Aujourd’hui, l’Amazonas est devenu un véritable symbole de la culture brésilienne. Plus qu’un théâtre, l’endroit est également devenu un musée dans lequel nous pouvons en apprendre bien plus sur l’histoire de Manaus, de son symbole culturel et de la région Amazone en général. Aujourd’hui très actif, ce lieu a été restauré en 1929, 1974 ainsi qu’en 1988 et 1990. Cependant, sans l’impulsion du gouverneur populiste Amazonino Mendes, nul ne sait ce qui serait advenu du théâtre Amazonas. En effet, lors de sa prise de fonctions, ce dernier décide de doter le théâtre d’un orchestre, d’un chœur et enfin, d’un corps de ballet. À cela, s’ajoute une aide financière estimée à 2 millions d’euros par an.

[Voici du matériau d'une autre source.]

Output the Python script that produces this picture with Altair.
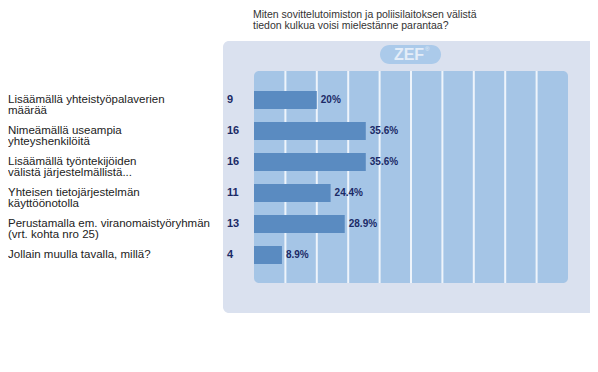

Une décision qui aura un impact fort sur la vie culturelle de la région. En effet, en fournissant au théâtre Amazonas les moyens de son ambition, le gouverneur Mendes entraîne une vague de migration totalement inattendue. Les meilleurs musiciens, danseur et chanteur européens décident de tenter l’aventure brésilienne et postulent à Manaus. Aujourd’hui, 38 des 54 membres de l’orchestre Philharmonique du théâtre de Manaus viennent d’Europe de l’Est (Bulgarie, Biélorussie et Russie). 

Découverte du Théâtre de Manaus en Amazonie

Aussi insolite soit-elle, l’histoire du théâtre Amazonas résonne aujourd’hui encore comme étant la preuve que la culture se doit d’être accessible à tous. Résistant aux problèmes socio-économiques, le théâtre de Manaus a su s’imposer comme étant l’un des lieux culturels les plus importants du Brésil, attirant des dizaines d’experts dans leurs domaines. Aujourd’hui encore, ces derniers prennent un malin plaisir à continuer d’écrire l’histoire débutée par les danseurs et chanteurs de l’opéra La Gioconda d’Amilcare Ponchielli, un soir de janvier 1896.